Suntory should focus again on Yamazaki and Hakushu Whiskey.

And release it for a reasonable price.

These days you pay up to 9.000円 in a liquor shop for the ordinary bottle.

-1 ( +1 / -2 )

I'll have my best friend in Sendai ship a few to me, if he can get it soon enough. $20 or thereabouts in CDN$, plus about four times that for shipping is still worth it.

Campai! Or however you spell it.

0 ( +1 / -1 )

Agreed, I’d like to try that. The home-made stuff is okay, but this looks special. Actually made with Japanese apricots.

0 ( +1 / -1 )

Interested but I agree with you Monty, it'd be great if Hakushu was easier to find and cheaper.

0 ( +1 / -1 )


Whiskey takes time to produce.

Its not something you can make this year and sell the next.

More like you are selling what you worked on a decade ago…then expound on that up to 100 years.

Since their success was kind of unanticipated, they probably “sold out” to keep it exclusive and maybe are letting time do the catch up work for them.

0 ( +1 / -1 )

I have drank both umeshu and sake that has been stored like European wine in barrels. It tasted good, but the only real difference is the additional wood taste to the alcohols.

I will buy a bottle!

3 ( +4 / -1 )

If they were a luxury brand like Louis Vuitton or Burberry, they’d be burning their whiskey.

-1 ( +0 / -1 )

If it's made with Apricots, how can it be Plum brandy?

0 ( +1 / -1 )

If it's made with Apricots, how can it be Plum brandy?

Because 梅(ume) is sometimes translated plum and sometimes apricot.

It's actually neither. Maybe calling it Japanese apricot is the way to go.
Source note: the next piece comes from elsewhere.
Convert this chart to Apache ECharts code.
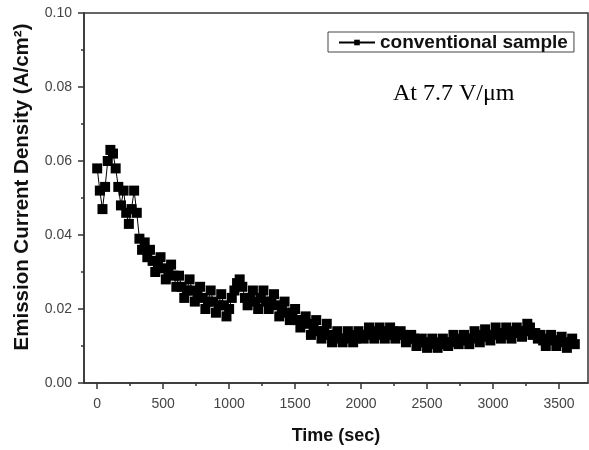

When it's ripe it's an apricoty colour, though it usually gets used when it's still green.

And of course, the drink is not brandy, and it's not wine.

What it is, is very very tasty.

1 ( +2 / -1 )

Sounds good. We have local plum wine made with plums from the World Plum Park.

-1 ( +0 / -1 )

I sometimes drink Choya ume fruit liqueur. Its pretty decent and not too expensive. Its in the 14% alcohol range. Quite sweet. I'm curious what the difference between "ume fruit liqueur" and "plum liqueur" is. Its confusing.

-1 ( +0 / -1 )

I make my own. It’s scrumptious.

The biggest problem is using up all the ume after they’ve been sitting in the liquor for a year.

-1 ( +0 / -1 )

Cleo, thanks for explaining.

-1 ( +0 / -1 )

Is this only for the Japanese market? or will it be exported in small amouts around the world? I would like to try it.